**SET TASK:**
Provide an exact copy of the data, excluding the images.
[Start of INFORMATION SUPPLIED]
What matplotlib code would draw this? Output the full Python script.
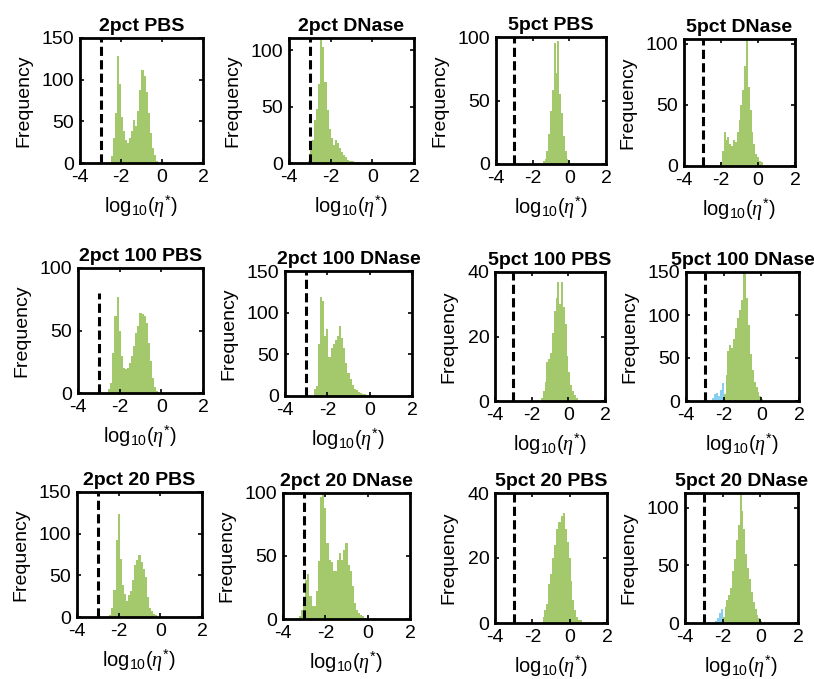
import numpy as np
import matplotlib
matplotlib.use("Agg")
import matplotlib.pyplot as plt

plt.rcParams['font.family'] = ['Liberation Sans', 'DejaVu Sans']
plt.rcParams['mathtext.fontset'] = 'custom'
plt.rcParams['mathtext.rm'] = 'Liberation Sans'
plt.rcParams['mathtext.it'] = 'Liberation Serif:italic'
plt.rcParams['axes.unicode_minus'] = False

# panel titles, row by row
titles = ['2pct PBS', '2pct DNase', '5pct PBS', '5pct DNase',
          '2pct 100 PBS', '2pct 100 DNase', '5pct 100 PBS', '5pct 100 DNase',
          '2pct 20 PBS', '2pct 20 DNase', '5pct 20 PBS', '5pct 20 DNase']

ymax = [150, 111, 100, 104, 100, 150, 40, 150, 150, 100, 40, 113]
ytick_step = [50, 50, 50, 50, 50, 50, 20, 50, 50, 50, 20, 50]
dash_top = [150, 111, 100, 104, 80, 150, 40, 150, 150, 100, 40, 113]

bin_w = 0.1
dash_x = -3.0

# green histograms: (first bin edge, counts)
g_start = [-2.5, -3.1, -1.45, -2.05,
           -2.55, -2.65, -1.5, -2.0,
           -2.45, -3.25, -1.45, -2.0]
g_counts = [
    [8, 30, 60, 128, 95, 55, 38, 28, 24, 30, 38, 52, 45, 62, 88, 112, 105, 85, 60, 36, 18, 10, 3],
    [2, 18, 20, 38, 48, 70, 111, 103, 72, 47, 30, 22, 16, 20, 18, 13, 10, 7, 5, 3, 2, 2, 1, 1, 1],
    [2, 4, 10, 24, 42, 58, 95, 72, 97, 55, 40, 22, 10, 4, 2],
    [3, 12, 28, 21, 24, 18, 16, 21, 20, 28, 38, 50, 62, 82, 104, 65, 46, 28, 18, 10, 7, 4, 3, 1],
    [3, 8, 32, 62, 77, 50, 30, 20, 19, 20, 24, 30, 38, 48, 54, 64, 63, 62, 56, 40, 26, 12, 5, 2],
    [9, 12, 63, 119, 114, 72, 80, 47, 58, 63, 67, 72, 84, 70, 58, 40, 28, 20, 13, 9, 7, 5, 4, 3, 2, 1, 1],
    [1, 3, 6, 12, 13, 15, 21, 28, 32, 37, 30, 37, 29, 24, 14, 9, 5, 3, 2, 1],
    [8, 30, 58, 65, 62, 72, 85, 96, 106, 118, 158, 155, 120, 88, 55, 36, 22, 16, 11, 6, 2],
    [3, 11, 32, 92, 124, 70, 38, 28, 19, 26, 31, 45, 62, 68, 74, 66, 58, 48, 24, 11, 7, 4, 2],
    [2, 7, 15, 31, 36, 18, 10, 10, 22, 46, 97, 100, 88, 60, 47, 45, 38, 38, 47, 52, 47, 55, 60, 43, 38,
     26, 13, 7, 5, 3, 2, 1, 2, 0, 0, 1, 1],
    [2, 4, 6, 12, 15, 20, 24, 29, 31, 31, 33, 34, 29, 25, 20, 13, 7, 4, 2, 1, 1],
    [5, 14, 20, 24, 30, 45, 56, 72, 85, 113, 97, 82, 60, 48, 38, 27, 18, 12, 7, 4, 2],
]

# blue histograms (only two panels have them)
b_start = {7: -2.6, 11: -2.4}
b_counts = {7: [3, 8, 9, 6, 13, 21], 11: [2, 4, 9, 12]}

green = '#a4c96c'
blue = '#86cff0'

# axes boxes in pixels: left, top, right, bottom
boxes = [
    (80, 38, 203, 163), (289, 38, 414, 163), (496, 37, 606, 164), (684, 39, 795, 166),
    (78, 268, 203, 393), (285, 271, 412, 396), (495, 272, 605, 401), (686, 272, 799, 401),
    (77, 492, 202, 617), (283, 493, 410, 619), (495, 493, 607, 623), (685, 493, 798, 623),
]

W, H = 814, 679
fig = plt.figure(figsize=(W / 100, H / 100), dpi=100)

for i, (l, t, r, b) in enumerate(boxes):
    ax = fig.add_axes([l / W, 1 - b / H, (r - l) / W, (b - t) / H])
    counts = g_counts[i]
    edges = g_start[i] + bin_w * np.arange(len(counts) + 1)
    ax.stairs(counts, edges, fill=True, color=green, linewidth=0)
    if i in b_counts:
        bc = b_counts[i]
        be = b_start[i] + bin_w * np.arange(len(bc) + 1)
        ax.stairs(bc, be, fill=True, color=blue, linewidth=0)
    ax.plot([dash_x, dash_x], [0, dash_top[i]], color='black', lw=2.2,
            linestyle=(0, (3, 1.4)))
    ax.set_xlim(-4, 2)
    ax.set_ylim(0, ymax[i])
    ax.set_xticks([-4, -2, 0, 2])
    ax.set_yticks(np.arange(0, ymax[i] + 1, ytick_step[i]))
    ax.tick_params(direction='in', length=3, width=1.2, top=True, right=True,
                   labelsize=14, pad=4)
    for sp in ax.spines.values():
        sp.set_linewidth(2.0)
    ax.set_title(titles[i], fontsize=14, fontweight='bold', pad=5)
    ax.set_ylabel('Frequency', fontsize=14, labelpad=7)
    ax.set_xlabel('log$_{10}$($\\eta^{*}$)', fontsize=14.5, labelpad=6)

fig.savefig('out.png', dpi=100)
[End of INFORMATION SUPPLIED]
**FULL ANSWER:**
What matplotlib code would draw this? Output the full Python script.
import numpy as np
import matplotlib
matplotlib.use("Agg")
import matplotlib.pyplot as plt

plt.rcParams['font.family'] = ['Liberation Sans', 'DejaVu Sans']
plt.rcParams['mathtext.fontset'] = 'custom'
plt.rcParams['mathtext.rm'] = 'Liberation Sans'
plt.rcParams['mathtext.it'] = 'Liberation Serif:italic'
plt.rcParams['axes.unicode_minus'] = False

# panel titles, row by row
titles = ['2pct PBS', '2pct DNase', '5pct PBS', '5pct DNase',
          '2pct 100 PBS', '2pct 100 DNase', '5pct 100 PBS', '5pct 100 DNase',
          '2pct 20 PBS', '2pct 20 DNase', '5pct 20 PBS', '5pct 20 DNase']

ymax = [150, 111, 100, 104, 100, 150, 40, 150, 150, 100, 40, 113]
ytick_step = [50, 50, 50, 50, 50, 50, 20, 50, 50, 50, 20, 50]
dash_top = [150, 111, 100, 104, 80, 150, 40, 150, 150, 100, 40, 113]

bin_w = 0.1
dash_x = -3.0

# green histograms: (first bin edge, counts)
g_start = [-2.5, -3.1, -1.45, -2.05,
           -2.55, -2.65, -1.5, -2.0,
           -2.45, -3.25, -1.45, -2.0]
g_counts = [
    [8, 30, 60, 128, 95, 55, 38, 28, 24, 30, 38, 52, 45, 62, 88, 112, 105, 85, 60, 36, 18, 10, 3],
    [2, 18, 20, 38, 48, 70, 111, 103, 72, 47, 30, 22, 16, 20, 18, 13, 10, 7, 5, 3, 2, 2, 1, 1, 1],
    [2, 4, 10, 24, 42, 58, 95, 72, 97, 55, 40, 22, 10, 4, 2],
    [3, 12, 28, 21, 24, 18, 16, 21, 20, 28, 38, 50, 62, 82, 104, 65, 46, 28, 18, 10, 7, 4, 3, 1],
    [3, 8, 32, 62, 77, 50, 30, 20, 19, 20, 24, 30, 38, 48, 54, 64, 63, 62, 56, 40, 26, 12, 5, 2],
    [9, 12, 63, 119, 114, 72, 80, 47, 58, 63, 67, 72, 84, 70, 58, 40, 28, 20, 13, 9, 7, 5, 4, 3, 2, 1, 1],
    [1, 3, 6, 12, 13, 15, 21, 28, 32, 37, 30, 37, 29, 24, 14, 9, 5, 3, 2, 1],
    [8, 30, 58, 65, 62, 72, 85, 96, 106, 118, 158, 155, 120, 88, 55, 36, 22, 16, 11, 6, 2],
    [3, 11, 32, 92, 124, 70, 38, 28, 19, 26, 31, 45, 62, 68, 74, 66, 58, 48, 24, 11, 7, 4, 2],
    [2, 7, 15, 31, 36, 18, 10, 10, 22, 46, 97, 100, 88, 60, 47, 45, 38, 38, 47, 52, 47, 55, 60, 43, 38,
     26, 13, 7, 5, 3, 2, 1, 2, 0, 0, 1, 1],
    [2, 4, 6, 12, 15, 20, 24, 29, 31, 31, 33, 34, 29, 25, 20, 13, 7, 4, 2, 1, 1],
    [5, 14, 20, 24, 30, 45, 56, 72, 85, 113, 97, 82, 60, 48, 38, 27, 18, 12, 7, 4, 2],
]

# blue histograms (only two panels have them)
b_start = {7: -2.6, 11: -2.4}
b_counts = {7: [3, 8, 9, 6, 13, 21], 11: [2, 4, 9, 12]}

green = '#a4c96c'
blue = '#86cff0'

# axes boxes in pixels: left, top, right, bottom
boxes = [
    (80, 38, 203, 163), (289, 38, 414, 163), (496, 37, 606, 164), (684, 39, 795, 166),
    (78, 268, 203, 393), (285, 271, 412, 396), (495, 272, 605, 401), (686, 272, 799, 401),
    (77, 492, 202, 617), (283, 493, 410, 619), (495, 493, 607, 623), (685, 493, 798, 623),
]

W, H = 814, 679
fig = plt.figure(figsize=(W / 100, H / 100), dpi=100)

for i, (l, t, r, b) in enumerate(boxes):
    ax = fig.add_axes([l / W, 1 - b / H, (r - l) / W, (b - t) / H])
    counts = g_counts[i]
    edges = g_start[i] + bin_w * np.arange(len(counts) + 1)
    ax.stairs(counts, edges, fill=True, color=green, linewidth=0)
    if i in b_counts:
        bc = b_counts[i]
        be = b_start[i] + bin_w * np.arange(len(bc) + 1)
        ax.stairs(bc, be, fill=True, color=blue, linewidth=0)
    ax.plot([dash_x, dash_x], [0, dash_top[i]], color='black', lw=2.2,
            linestyle=(0, (3, 1.4)))
    ax.set_xlim(-4, 2)
    ax.set_ylim(0, ymax[i])
    ax.set_xticks([-4, -2, 0, 2])
    ax.set_yticks(np.arange(0, ymax[i] + 1, ytick_step[i]))
    ax.tick_params(direction='in', length=3, width=1.2, top=True, right=True,
                   labelsize=14, pad=4)
    for sp in ax.spines.values():
        sp.set_linewidth(2.0)
    ax.set_title(titles[i], fontsize=14, fontweight='bold', pad=5)
    ax.set_ylabel('Frequency', fontsize=14, labelpad=7)
    ax.set_xlabel('log$_{10}$($\\eta^{*}$)', fontsize=14.5, labelpad=6)

fig.savefig('out.png', dpi=100)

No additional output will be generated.